Hmm.. sounds like a case of, "I know a guy who... did something I'm not willing to admit I did myself".


"AITCHANDAR ROAD, Ryde - previously Folly Road. The initials of Higginbotham and Robinson, a local publishing Company. Believing its maps were being pirated by an opposition publisher, and in order to prove this, they gave the then unnamed street a false name based on their initials, ie H-AND-R. They were proved correct when opposition maps were published showing "Aitchandar Road"."

Funny how reality becomes what people make it to be

https://www.google.com.au/maps/place/Aitchandar+Rd,+Ryde+NSW...


Wikipedia article on the general case: http://en.wikipedia.org/wiki/Fictitious_entry

Specific example: http://en.wikipedia.org/wiki/Trap_street


I recall working with a very detailed map of Germany a long time ago and seeing two nearby towns named something like "Herman" and "Munsterville". Years later I tried to find them again on a different map and failed. I often wondered if they were inserted as a joke by a mapmaker.

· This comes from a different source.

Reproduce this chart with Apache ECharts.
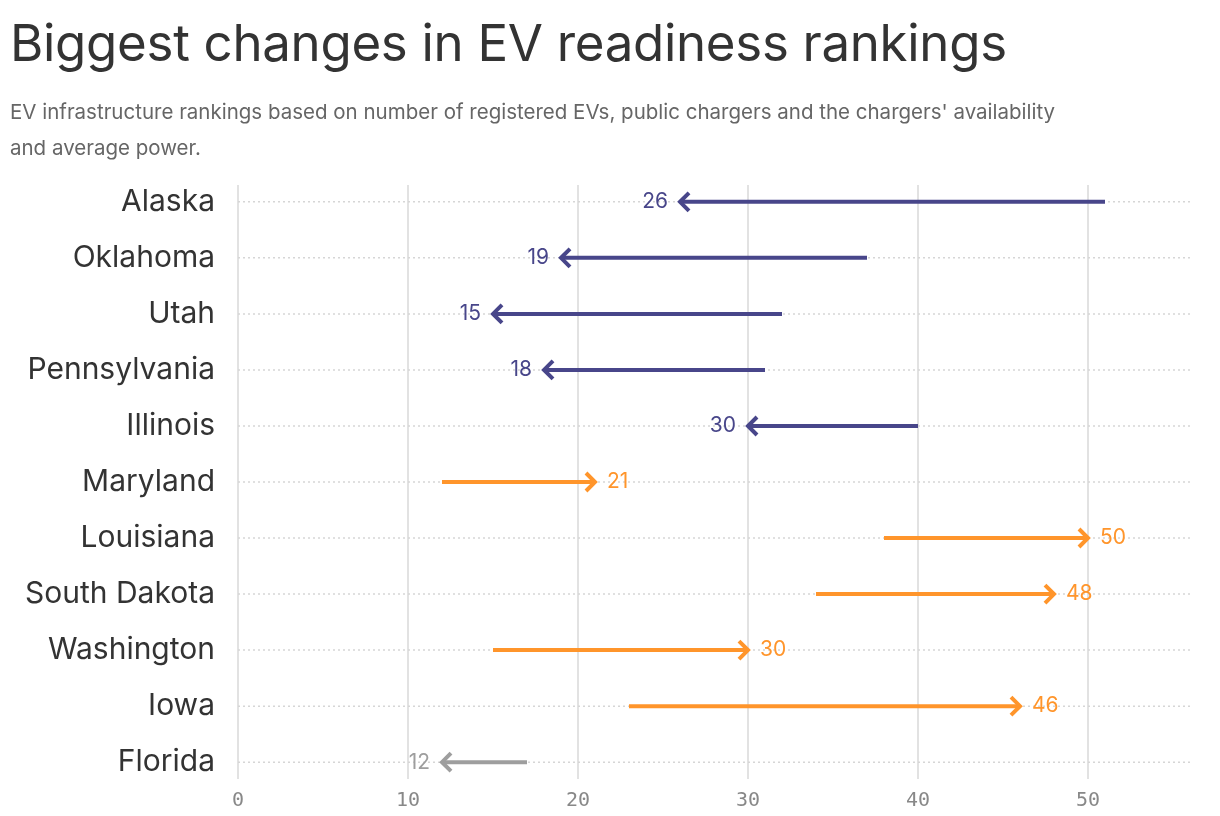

Map makers do sometimes put fake things (like little roads) that don't exist on their maps, to hopefully be able to spot third parties copying their data to make and sell their own maps.


This "town" is in no less than the USGS's Geographic Names Information System (GNIS):

http://geonames.usgs.gov/apex/f?p=gnispq:3:0::NO::P3_FID:274...

Added in 2014!

[edit:formatting]


Umberto Eco would enjoy this. Fiction becoming reality is his favourite topic.


Does this mean google maps is using ripped off IP?


Such fictitious places appear in all derived (and original) maps, and is not by itself an indication of ripping off - it's only used as evidence when someone claims that their map is not copied. It will also show up for everyone who has legitimately acquired the map data.

In particulal, the original article mentions an acquisition path how most likely that map has made it's way legally to google.


No. At some point it became a real place name. Whether it is still interesting to show it on a map is another question.


In the case of the unnamed road it kind of makes sense. They named it, the name stuck. It's only fair, I think.